Tuesday, August 05, 2008

Humm

obama and that cadbury ad


For the few of you that haven't seen it before this is probably the most popular and successful UK ad of recent years.

It wasn't acclaimed by everyone as brilliant when it launched, however. Far from it. The most common complaint was, it doesn't make sense. We're used to ads that tell us a simple story that ends with a clear link to the product and a reason to buy it. But in this ad, we see a gorilla playing the drums. Then the milk chocolate bar appears at the end over the familiar (to British audiences) line "A glass and a half of joy". Eh? Why didn't they make the link to the product clearer? Why didn't they spell out the benefit - our chocolate brings you joy, just like music can? And why is it a frigging gorilla?

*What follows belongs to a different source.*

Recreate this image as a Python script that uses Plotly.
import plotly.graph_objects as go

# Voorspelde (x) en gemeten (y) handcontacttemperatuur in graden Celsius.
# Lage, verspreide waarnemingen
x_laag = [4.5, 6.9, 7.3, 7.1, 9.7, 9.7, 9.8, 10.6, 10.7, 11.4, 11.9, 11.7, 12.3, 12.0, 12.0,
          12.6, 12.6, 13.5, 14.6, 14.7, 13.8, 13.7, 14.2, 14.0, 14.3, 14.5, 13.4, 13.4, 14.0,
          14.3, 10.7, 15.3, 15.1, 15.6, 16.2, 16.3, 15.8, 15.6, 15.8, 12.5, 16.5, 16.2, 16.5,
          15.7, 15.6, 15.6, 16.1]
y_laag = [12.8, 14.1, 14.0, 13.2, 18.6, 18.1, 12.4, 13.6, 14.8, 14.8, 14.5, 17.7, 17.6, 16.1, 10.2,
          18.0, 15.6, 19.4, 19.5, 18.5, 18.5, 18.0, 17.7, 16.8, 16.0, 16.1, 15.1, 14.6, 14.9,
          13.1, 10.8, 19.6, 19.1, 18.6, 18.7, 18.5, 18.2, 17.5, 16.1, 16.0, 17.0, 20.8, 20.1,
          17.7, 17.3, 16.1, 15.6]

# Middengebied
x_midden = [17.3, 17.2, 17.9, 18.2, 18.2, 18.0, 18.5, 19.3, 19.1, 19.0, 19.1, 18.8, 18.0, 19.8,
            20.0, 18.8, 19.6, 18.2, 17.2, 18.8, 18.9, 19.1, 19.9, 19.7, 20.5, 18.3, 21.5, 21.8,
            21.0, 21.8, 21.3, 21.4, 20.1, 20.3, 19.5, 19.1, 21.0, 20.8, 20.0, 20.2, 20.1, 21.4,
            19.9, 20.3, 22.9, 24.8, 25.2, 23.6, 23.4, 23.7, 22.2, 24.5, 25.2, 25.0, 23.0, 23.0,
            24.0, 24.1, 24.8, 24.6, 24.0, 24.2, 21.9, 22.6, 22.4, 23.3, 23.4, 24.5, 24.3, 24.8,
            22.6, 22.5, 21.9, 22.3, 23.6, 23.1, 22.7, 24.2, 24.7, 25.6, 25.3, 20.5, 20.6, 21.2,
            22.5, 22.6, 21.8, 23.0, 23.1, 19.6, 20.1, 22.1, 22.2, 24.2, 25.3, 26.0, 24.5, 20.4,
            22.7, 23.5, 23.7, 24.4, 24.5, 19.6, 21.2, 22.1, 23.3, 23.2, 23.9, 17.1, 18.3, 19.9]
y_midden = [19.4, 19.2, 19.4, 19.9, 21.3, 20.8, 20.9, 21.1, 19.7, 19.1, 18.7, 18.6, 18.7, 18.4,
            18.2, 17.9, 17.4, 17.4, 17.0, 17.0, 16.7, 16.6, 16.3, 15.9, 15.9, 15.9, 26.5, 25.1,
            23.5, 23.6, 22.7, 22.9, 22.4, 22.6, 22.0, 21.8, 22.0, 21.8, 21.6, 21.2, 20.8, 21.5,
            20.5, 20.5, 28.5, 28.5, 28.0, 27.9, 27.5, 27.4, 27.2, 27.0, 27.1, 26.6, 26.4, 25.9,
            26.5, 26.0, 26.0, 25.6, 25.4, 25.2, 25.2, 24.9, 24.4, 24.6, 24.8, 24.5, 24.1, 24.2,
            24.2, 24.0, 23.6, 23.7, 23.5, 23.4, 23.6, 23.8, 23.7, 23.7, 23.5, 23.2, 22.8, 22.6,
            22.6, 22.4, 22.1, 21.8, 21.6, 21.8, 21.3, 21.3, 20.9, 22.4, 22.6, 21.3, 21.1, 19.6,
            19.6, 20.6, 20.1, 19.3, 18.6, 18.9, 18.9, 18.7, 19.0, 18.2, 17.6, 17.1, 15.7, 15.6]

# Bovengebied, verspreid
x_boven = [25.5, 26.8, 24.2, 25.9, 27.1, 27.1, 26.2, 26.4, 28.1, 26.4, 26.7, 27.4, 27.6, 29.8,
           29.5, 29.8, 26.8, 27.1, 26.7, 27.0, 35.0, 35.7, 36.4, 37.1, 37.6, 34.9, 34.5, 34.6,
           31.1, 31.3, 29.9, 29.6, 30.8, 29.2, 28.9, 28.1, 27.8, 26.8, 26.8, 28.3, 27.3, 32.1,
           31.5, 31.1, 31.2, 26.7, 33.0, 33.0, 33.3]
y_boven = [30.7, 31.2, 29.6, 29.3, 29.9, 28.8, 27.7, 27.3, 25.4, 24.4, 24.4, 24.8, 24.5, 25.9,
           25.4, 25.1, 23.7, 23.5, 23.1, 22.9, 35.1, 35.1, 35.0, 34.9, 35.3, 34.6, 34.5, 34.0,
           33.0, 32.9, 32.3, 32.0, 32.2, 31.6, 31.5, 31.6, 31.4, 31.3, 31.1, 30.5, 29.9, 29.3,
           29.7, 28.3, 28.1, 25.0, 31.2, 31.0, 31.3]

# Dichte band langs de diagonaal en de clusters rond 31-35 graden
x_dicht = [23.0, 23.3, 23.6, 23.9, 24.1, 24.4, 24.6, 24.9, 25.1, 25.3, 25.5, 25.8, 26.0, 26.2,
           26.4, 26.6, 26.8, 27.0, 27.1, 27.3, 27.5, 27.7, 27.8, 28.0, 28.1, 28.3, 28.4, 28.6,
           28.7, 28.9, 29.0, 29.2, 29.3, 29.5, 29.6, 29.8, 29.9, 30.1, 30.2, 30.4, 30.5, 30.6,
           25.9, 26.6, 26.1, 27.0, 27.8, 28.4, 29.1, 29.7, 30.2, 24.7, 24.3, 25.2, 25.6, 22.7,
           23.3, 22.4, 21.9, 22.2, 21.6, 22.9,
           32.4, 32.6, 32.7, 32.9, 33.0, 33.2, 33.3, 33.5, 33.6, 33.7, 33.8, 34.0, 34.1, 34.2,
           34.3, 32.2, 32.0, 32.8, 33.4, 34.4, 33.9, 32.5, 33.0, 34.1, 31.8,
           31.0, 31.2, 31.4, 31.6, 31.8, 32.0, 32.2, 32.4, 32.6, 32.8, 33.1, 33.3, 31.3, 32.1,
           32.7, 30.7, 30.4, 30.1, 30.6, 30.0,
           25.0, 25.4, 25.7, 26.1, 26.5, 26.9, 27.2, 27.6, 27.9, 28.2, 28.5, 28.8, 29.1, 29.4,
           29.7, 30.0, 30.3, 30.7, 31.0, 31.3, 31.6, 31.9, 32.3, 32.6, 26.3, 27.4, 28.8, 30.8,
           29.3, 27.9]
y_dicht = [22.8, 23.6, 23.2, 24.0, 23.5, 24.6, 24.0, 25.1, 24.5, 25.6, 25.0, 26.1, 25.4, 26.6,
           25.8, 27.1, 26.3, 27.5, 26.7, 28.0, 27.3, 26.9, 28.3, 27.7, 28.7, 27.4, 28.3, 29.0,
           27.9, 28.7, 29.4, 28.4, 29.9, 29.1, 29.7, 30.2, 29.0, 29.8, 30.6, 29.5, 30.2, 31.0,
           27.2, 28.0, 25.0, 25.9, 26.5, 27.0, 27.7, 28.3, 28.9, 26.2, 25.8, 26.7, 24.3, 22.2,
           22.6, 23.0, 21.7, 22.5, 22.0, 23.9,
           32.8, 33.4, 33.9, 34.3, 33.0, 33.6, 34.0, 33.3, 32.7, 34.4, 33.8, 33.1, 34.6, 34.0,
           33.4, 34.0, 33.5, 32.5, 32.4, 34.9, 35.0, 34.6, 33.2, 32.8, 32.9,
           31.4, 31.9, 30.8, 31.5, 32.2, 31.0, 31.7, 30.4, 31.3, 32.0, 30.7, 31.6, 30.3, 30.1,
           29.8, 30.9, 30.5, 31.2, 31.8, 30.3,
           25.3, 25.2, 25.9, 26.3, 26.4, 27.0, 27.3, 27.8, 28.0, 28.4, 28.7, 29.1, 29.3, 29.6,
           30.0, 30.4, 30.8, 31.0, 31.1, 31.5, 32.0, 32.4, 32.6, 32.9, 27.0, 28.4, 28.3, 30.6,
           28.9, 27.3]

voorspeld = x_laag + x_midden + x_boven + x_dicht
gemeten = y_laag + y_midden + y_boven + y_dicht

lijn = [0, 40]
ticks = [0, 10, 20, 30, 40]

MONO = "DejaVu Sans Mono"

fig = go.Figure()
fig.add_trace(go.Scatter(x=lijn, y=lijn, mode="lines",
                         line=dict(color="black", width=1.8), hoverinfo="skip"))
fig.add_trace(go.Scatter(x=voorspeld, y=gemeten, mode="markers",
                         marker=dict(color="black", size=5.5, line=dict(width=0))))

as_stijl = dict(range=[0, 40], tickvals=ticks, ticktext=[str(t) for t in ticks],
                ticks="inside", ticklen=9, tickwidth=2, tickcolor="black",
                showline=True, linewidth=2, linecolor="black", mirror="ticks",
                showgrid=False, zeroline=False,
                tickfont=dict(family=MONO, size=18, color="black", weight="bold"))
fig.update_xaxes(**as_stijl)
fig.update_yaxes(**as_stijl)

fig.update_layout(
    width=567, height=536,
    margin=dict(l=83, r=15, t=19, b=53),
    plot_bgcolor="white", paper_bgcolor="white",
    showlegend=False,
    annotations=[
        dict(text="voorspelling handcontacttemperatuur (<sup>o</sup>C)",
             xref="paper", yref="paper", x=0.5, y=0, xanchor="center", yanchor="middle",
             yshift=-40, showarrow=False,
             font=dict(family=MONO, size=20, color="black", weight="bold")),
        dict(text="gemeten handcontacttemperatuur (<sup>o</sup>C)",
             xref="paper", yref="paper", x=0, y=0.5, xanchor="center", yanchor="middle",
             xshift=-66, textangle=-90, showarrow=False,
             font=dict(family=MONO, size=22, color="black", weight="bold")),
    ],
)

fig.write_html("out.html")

The people behind the ad realized it didn't quite all add up. But they had a hunch that the ad's very ambiguity would make it successful. They were right. The ad was talked about incessantly, in living rooms, playgrounds and pubs. What was it all about? Was it genius, or rubbish? User groups formed. Emails were sent with YouTube links embedded. The ad was posted on millions of Facebook and MySpace pages. Hundreds of remixed versions appeared, unbidden. And, in the end, more chocolate bars were sold.

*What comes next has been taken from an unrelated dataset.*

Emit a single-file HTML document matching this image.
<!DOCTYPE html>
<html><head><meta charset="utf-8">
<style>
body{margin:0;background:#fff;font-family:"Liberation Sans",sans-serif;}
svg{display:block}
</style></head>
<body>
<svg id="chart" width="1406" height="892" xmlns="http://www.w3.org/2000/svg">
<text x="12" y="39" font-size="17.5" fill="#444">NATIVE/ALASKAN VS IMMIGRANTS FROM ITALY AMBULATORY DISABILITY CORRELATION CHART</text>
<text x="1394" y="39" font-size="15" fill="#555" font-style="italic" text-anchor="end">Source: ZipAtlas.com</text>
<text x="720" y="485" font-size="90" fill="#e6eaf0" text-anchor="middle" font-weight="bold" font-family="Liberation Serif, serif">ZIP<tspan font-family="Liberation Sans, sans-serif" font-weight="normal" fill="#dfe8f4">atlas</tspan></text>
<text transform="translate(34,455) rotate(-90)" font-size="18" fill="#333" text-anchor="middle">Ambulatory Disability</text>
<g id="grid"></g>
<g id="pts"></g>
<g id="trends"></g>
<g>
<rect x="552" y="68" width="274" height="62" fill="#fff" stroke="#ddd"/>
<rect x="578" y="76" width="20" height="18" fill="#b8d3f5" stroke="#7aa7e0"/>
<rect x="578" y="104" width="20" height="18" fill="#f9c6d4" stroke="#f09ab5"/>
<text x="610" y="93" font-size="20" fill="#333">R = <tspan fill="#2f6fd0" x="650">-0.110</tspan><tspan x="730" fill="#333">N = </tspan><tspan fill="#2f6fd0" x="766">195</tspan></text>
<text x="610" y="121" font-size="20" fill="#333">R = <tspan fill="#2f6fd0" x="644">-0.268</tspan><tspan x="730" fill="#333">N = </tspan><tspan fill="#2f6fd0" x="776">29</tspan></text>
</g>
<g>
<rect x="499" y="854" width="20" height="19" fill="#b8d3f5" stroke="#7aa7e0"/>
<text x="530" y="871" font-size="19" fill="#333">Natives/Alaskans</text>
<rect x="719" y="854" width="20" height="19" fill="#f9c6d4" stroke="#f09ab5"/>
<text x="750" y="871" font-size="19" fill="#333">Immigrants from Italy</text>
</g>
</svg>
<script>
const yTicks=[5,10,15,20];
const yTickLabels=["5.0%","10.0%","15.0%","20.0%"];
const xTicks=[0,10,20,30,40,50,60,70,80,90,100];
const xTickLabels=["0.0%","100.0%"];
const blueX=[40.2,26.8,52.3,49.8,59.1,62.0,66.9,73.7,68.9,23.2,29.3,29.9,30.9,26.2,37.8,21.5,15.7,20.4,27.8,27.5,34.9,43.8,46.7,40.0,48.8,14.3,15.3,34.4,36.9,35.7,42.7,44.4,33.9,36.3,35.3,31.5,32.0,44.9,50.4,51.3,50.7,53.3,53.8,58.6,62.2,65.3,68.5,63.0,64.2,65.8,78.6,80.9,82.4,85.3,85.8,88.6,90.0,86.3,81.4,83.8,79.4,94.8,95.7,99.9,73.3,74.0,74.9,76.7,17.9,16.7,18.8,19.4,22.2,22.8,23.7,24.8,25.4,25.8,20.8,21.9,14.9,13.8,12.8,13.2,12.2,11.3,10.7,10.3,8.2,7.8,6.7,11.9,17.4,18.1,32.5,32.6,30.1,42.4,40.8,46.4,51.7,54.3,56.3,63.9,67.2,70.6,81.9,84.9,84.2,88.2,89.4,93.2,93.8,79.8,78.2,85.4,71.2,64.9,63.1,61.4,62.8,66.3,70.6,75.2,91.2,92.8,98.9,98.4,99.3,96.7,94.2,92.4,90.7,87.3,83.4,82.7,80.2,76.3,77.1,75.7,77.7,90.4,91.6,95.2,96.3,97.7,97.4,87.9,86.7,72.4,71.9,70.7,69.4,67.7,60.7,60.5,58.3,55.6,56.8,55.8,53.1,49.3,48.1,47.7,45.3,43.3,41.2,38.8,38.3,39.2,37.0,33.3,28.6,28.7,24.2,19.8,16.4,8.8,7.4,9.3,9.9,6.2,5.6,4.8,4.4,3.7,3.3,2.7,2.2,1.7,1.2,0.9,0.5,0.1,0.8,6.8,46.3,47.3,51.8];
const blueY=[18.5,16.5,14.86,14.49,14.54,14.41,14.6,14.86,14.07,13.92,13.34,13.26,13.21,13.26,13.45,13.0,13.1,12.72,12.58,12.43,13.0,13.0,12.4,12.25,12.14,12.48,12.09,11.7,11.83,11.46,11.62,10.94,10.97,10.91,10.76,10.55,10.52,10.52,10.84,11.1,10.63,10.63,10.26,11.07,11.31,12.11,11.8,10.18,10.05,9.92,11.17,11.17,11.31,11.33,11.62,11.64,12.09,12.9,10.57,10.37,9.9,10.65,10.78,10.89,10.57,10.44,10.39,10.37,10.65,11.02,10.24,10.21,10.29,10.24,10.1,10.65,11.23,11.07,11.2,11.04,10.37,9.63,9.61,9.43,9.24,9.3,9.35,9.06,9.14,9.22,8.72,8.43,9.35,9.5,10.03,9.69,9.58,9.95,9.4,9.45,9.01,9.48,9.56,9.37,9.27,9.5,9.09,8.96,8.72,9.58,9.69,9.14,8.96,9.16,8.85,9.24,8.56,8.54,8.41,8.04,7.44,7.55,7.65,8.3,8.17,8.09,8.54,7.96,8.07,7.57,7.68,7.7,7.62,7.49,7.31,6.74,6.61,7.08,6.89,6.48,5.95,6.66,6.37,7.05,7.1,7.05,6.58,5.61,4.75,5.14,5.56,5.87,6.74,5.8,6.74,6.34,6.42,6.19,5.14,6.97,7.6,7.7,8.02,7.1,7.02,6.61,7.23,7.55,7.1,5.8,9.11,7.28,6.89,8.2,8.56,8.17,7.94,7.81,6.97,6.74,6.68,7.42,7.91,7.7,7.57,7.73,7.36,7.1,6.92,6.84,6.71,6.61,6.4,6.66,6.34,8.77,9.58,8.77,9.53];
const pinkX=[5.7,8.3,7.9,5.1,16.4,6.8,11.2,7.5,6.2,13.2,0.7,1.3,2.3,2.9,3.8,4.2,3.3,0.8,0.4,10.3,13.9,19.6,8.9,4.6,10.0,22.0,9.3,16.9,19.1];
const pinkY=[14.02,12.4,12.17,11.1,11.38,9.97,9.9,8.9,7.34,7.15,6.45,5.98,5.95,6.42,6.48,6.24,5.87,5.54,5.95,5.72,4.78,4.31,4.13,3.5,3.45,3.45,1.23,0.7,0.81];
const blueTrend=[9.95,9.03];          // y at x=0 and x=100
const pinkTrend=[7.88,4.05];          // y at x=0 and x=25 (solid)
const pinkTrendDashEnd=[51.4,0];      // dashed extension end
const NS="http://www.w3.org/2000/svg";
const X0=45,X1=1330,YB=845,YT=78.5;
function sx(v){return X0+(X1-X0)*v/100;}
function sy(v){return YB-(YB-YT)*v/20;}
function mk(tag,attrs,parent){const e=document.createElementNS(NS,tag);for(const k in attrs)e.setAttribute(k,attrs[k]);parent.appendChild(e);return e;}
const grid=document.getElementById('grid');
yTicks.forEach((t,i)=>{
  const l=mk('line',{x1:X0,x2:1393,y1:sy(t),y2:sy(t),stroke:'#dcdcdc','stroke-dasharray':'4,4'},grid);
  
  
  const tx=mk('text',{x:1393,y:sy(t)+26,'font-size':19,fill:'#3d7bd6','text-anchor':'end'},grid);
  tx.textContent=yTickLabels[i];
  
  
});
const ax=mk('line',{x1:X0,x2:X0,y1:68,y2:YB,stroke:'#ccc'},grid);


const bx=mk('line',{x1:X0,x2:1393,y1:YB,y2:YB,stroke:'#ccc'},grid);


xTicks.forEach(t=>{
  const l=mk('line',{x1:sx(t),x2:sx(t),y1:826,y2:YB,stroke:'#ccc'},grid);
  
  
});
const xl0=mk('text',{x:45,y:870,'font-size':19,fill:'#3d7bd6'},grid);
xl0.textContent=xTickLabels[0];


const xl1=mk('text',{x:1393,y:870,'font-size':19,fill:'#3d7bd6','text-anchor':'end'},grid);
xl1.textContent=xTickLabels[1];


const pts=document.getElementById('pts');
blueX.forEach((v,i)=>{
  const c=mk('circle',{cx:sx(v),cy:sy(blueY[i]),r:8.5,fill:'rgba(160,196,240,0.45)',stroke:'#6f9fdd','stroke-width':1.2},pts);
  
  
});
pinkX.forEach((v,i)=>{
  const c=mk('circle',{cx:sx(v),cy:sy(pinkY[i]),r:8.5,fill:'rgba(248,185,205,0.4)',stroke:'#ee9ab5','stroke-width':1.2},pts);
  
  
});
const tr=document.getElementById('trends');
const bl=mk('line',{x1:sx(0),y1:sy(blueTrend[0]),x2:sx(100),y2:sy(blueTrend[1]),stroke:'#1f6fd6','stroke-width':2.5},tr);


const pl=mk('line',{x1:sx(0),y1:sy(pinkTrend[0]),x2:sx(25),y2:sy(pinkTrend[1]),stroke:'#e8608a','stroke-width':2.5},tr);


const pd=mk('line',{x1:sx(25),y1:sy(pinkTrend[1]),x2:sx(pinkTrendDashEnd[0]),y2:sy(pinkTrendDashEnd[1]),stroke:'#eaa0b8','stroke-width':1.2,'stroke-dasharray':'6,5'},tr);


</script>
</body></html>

There is a parallel here - albeit a tenuous one - with the Obama 'brand'. It's frequently remarked that it can be hard to get a grip on what Obama stands for beyond certain vague notions of 'change' and 'hope'. He is - perhaps sensibly - usually reluctant to take firm, unhedged positions. Nor is it easy to place him in a political or cultural milieu, as David Brooks remarks this week. Obama is well aware of this ambiguity in his image, and cultivates it. He has written that he "serves as a blank screen on which people of vastly different political stripes can project their own views." More recently he said that he has become "a symbol of America's best traditions." He was rather unfairly pilloried by John McCain for this. Rather than self-glorification, he was trying to deflect attention from himself - to say "it's not about me". Elsewhere he referred to himself as "just the excuse". He seeks to remove or at least blur any fixed notions of who he is, or what he stands for, from the campaign. He embraces ambiguity.

Obama and that Cadbury ad are both successful, at least in part, because people are not quite sure what they mean. So people want to talk about them, and write about them, and debate them at length. And - crucially - email, post and create their own user-generated videos about them. In this way do the chocolate bar and the politician become media phenomena. In the age of the web, a little bit of ambiguity is a very powerful thing.